Description of the task. Copy the listing verbatim, excluding any images found in it.

Entries with chart source code
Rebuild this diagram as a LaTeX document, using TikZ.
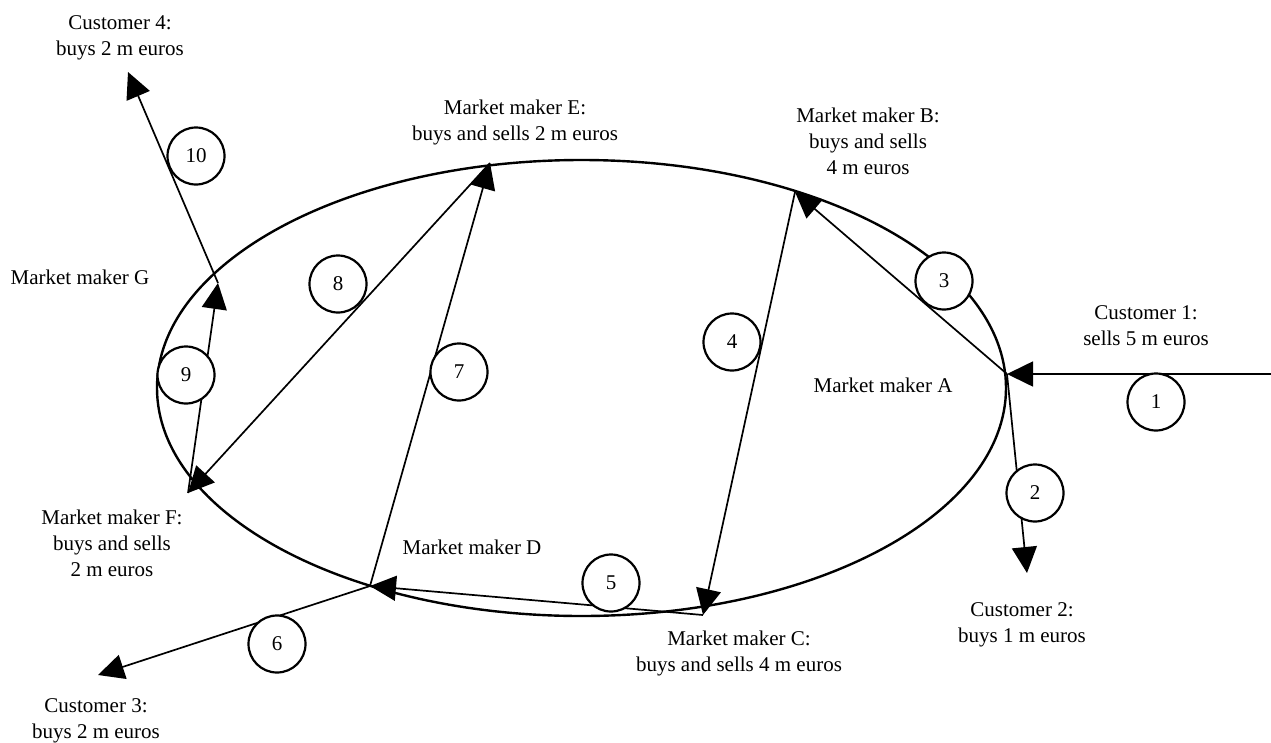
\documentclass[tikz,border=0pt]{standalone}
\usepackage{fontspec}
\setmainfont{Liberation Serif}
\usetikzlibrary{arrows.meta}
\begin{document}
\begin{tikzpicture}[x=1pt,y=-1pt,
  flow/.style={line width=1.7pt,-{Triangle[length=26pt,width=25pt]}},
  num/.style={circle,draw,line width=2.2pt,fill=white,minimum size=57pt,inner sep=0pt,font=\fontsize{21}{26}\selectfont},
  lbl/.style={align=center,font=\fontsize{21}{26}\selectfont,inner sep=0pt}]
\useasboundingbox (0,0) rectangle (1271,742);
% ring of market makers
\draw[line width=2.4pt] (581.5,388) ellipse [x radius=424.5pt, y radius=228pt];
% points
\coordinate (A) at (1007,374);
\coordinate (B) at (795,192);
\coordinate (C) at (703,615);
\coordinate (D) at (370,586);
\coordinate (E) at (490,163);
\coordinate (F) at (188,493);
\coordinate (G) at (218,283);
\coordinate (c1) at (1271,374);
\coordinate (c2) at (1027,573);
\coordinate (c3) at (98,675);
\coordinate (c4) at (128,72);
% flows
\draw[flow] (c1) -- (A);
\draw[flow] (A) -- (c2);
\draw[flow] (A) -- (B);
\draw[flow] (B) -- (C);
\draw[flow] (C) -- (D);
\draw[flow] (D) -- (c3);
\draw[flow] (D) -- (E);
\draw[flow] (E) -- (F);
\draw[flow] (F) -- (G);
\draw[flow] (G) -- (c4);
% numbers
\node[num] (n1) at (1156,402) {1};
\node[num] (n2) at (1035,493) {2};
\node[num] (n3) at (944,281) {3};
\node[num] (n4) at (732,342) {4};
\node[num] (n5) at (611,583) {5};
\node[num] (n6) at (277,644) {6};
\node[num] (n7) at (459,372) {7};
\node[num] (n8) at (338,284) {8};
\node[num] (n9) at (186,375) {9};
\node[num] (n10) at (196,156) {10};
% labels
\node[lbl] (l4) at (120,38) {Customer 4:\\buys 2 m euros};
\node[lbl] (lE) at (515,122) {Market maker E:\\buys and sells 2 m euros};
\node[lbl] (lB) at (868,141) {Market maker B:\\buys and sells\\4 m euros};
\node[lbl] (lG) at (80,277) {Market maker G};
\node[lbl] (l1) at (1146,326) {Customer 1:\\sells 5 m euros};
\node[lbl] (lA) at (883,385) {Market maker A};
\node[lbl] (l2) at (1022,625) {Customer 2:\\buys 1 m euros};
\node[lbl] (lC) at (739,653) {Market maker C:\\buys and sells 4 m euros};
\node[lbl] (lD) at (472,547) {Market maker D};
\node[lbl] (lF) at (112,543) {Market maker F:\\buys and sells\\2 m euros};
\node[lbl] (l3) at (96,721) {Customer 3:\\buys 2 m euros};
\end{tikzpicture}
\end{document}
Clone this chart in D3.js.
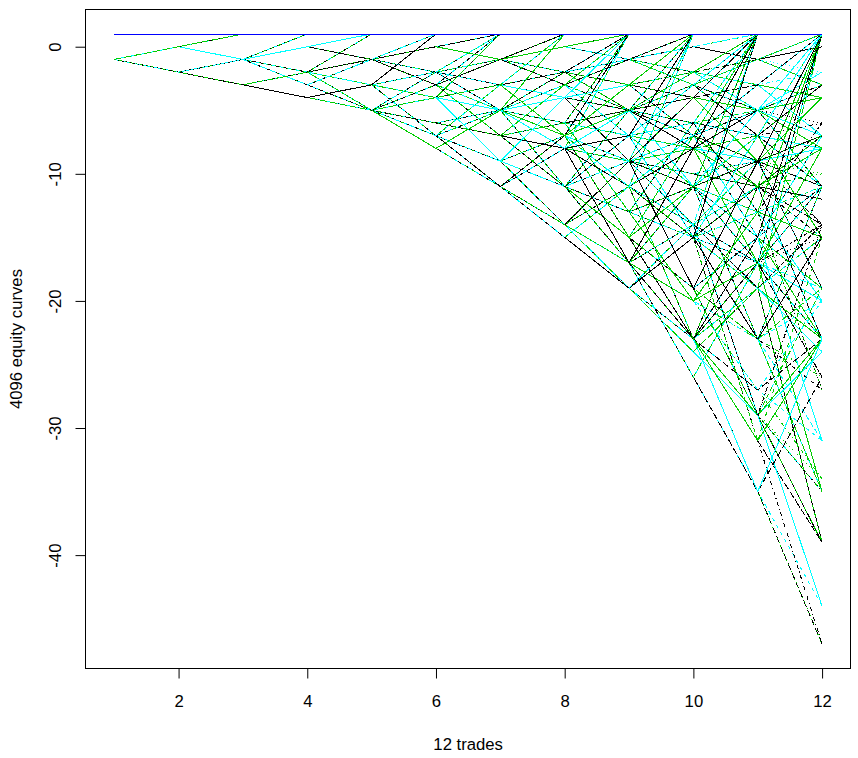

Task answer.
Rebuild this diagram as a LaTeX document, using TikZ.
\documentclass[tikz,border=0pt]{standalone}
\usepackage{fontspec}
\setmainfont{Liberation Serif}
\usetikzlibrary{arrows.meta}
\begin{document}
\begin{tikzpicture}[x=1pt,y=-1pt,
  flow/.style={line width=1.7pt,-{Triangle[length=26pt,width=25pt]}},
  num/.style={circle,draw,line width=2.2pt,fill=white,minimum size=57pt,inner sep=0pt,font=\fontsize{21}{26}\selectfont},
  lbl/.style={align=center,font=\fontsize{21}{26}\selectfont,inner sep=0pt}]
\useasboundingbox (0,0) rectangle (1271,742);
% ring of market makers
\draw[line width=2.4pt] (581.5,388) ellipse [x radius=424.5pt, y radius=228pt];
% points
\coordinate (A) at (1007,374);
\coordinate (B) at (795,192);
\coordinate (C) at (703,615);
\coordinate (D) at (370,586);
\coordinate (E) at (490,163);
\coordinate (F) at (188,493);
\coordinate (G) at (218,283);
\coordinate (c1) at (1271,374);
\coordinate (c2) at (1027,573);
\coordinate (c3) at (98,675);
\coordinate (c4) at (128,72);
% flows
\draw[flow] (c1) -- (A);
\draw[flow] (A) -- (c2);
\draw[flow] (A) -- (B);
\draw[flow] (B) -- (C);
\draw[flow] (C) -- (D);
\draw[flow] (D) -- (c3);
\draw[flow] (D) -- (E);
\draw[flow] (E) -- (F);
\draw[flow] (F) -- (G);
\draw[flow] (G) -- (c4);
% numbers
\node[num] (n1) at (1156,402) {1};
\node[num] (n2) at (1035,493) {2};
\node[num] (n3) at (944,281) {3};
\node[num] (n4) at (732,342) {4};
\node[num] (n5) at (611,583) {5};
\node[num] (n6) at (277,644) {6};
\node[num] (n7) at (459,372) {7};
\node[num] (n8) at (338,284) {8};
\node[num] (n9) at (186,375) {9};
\node[num] (n10) at (196,156) {10};
% labels
\node[lbl] (l4) at (120,38) {Customer 4:\\buys 2 m euros};
\node[lbl] (lE) at (515,122) {Market maker E:\\buys and sells 2 m euros};
\node[lbl] (lB) at (868,141) {Market maker B:\\buys and sells\\4 m euros};
\node[lbl] (lG) at (80,277) {Market maker G};
\node[lbl] (l1) at (1146,326) {Customer 1:\\sells 5 m euros};
\node[lbl] (lA) at (883,385) {Market maker A};
\node[lbl] (l2) at (1022,625) {Customer 2:\\buys 1 m euros};
\node[lbl] (lC) at (739,653) {Market maker C:\\buys and sells 4 m euros};
\node[lbl] (lD) at (472,547) {Market maker D};
\node[lbl] (lF) at (112,543) {Market maker F:\\buys and sells\\2 m euros};
\node[lbl] (l3) at (96,721) {Customer 3:\\buys 2 m euros};
\end{tikzpicture}
\end{document}
Clone this chart in D3.js.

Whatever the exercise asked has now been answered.